Sosyo-kültürel etken

Kişinin predispozisyonunun yanısıra, onun içerisinde bulunduğu toplum kesiminin ve toplum genelinin gelenek, görenek, olanak ve değer kavramlarının bağımlılık gelişmesinde ve tipinin belirlenmesinde katkısı vardır. Bazı toplumlarda veya toplum kesiminde, bağımlılık yapan ilaç veya bitkilerin bireysel olarak veya toplu halde kullanılması (bizim toplumumuzda kahve içme, nargile içme ve çay içme gibi) yaşamın bir parçası veya toplumsal bir gelenek haline gelmiştir.

Özel yardımcı etkenler

Bu etkenler şu şekilde özetlenebilir:
1- Keyif, ferahlık ve gevşeme duyumsama gereksinimi,
2- Güncel sıkıntı ve korkulardan kurtulmak, uzaklaşmak gereksinimi,
3- Yeni zevkler ve eğlenceler aramak,
4- İlacın etkisi hakkındaki merakı gidermek,
5- Ruhsal depresyondan kurtulmak,
6- Çevrenin ve geleneklerin baskısından kurtulmak,
7- Yüklendiği sorumlulukların baskısını gidermek
8- Çeşitli nedenlerden dolayı içinde bulunduğu ızdırabı gidermek,
9- İlacın yarattığı psişik durum içerisinde bilincinin derinlerine inme arzusu.

TOLERANS

Etanol, opioidler, barbitüratlar, benzodiazepinler, ve amfetaminlerin kronik olarak kullanılmaları tölerans ve/veya fiziksel bağımlılık gelimesine neden olur. Bu tölerans çoğunlukla farmakodinamik tipte olmasına rağmen, bazı ilaçlarda buna ek olarak biyokimyasal tölerans da görülür. İlacın hoşa gitmeyen yan etkilerine karşı (bulantı, kusma, çarpıntı, baş dönmesi gibi) tölerans gelişmesi, çoğu kez, ilacın devamlı kullanılmasını pekiştirir. Bir ilacın bilinen tüm farmakolojik etkilerine karşı kronik tölerans gelişmeyeceği gibi, töleransın gelişme hız ve derecesi de ilaca göre değişir. Bunun nedeni, bağımlılık yapan ilacın vücutta etkilediği çeşitli yerlerdeki hücrelerin o ilaca karşı aynı derecede tölerans kazanmamasıdır.

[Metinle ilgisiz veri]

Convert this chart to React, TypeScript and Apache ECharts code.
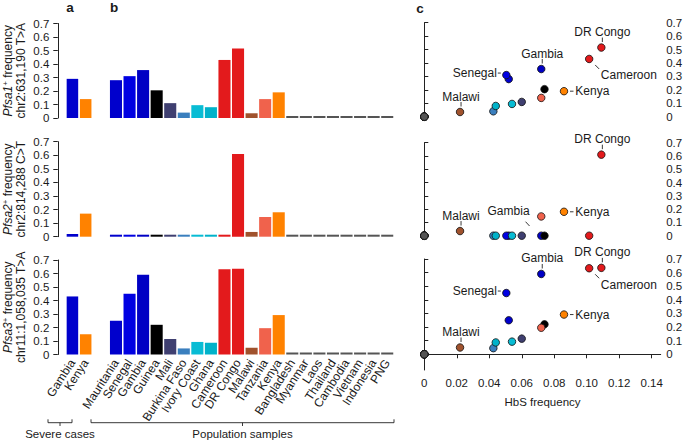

Örneğin, opioidlerin analjezi, öfori, sedesyon ve diğer SSS'ni deprese edici etkilerine karşı tölerans geliştiği halde miyozis, konstipasyon ve konvülziyonlara karşı tölerans gelişmez. Tölerans, dozun giderek artırılmasını sağlayarak suistimal olayına dolaylı bir şekilde katkıda bulunur. Bu nedenle töleransın derecesi, bağımlının kullandığı ilaç dozu ile o ilacın mutad olarak kullanılan dozu arasındaki oran ile belirlenir.

Farmakodinamik töleransta, nöronlardaki reseptörlerin ilaca kesintisiz maruz kalması esastır. Bu tölerans ilaç kesildikten kısa bir süre sonra kaybolur ve kişi o ilaca karşı başlangıçtaki duyarlılığı tekrar kazanır. Bağımlılık yapan ilaçlara karşı nöron düzeyinde oluşan tölerans farmakodinamik niteliktedir.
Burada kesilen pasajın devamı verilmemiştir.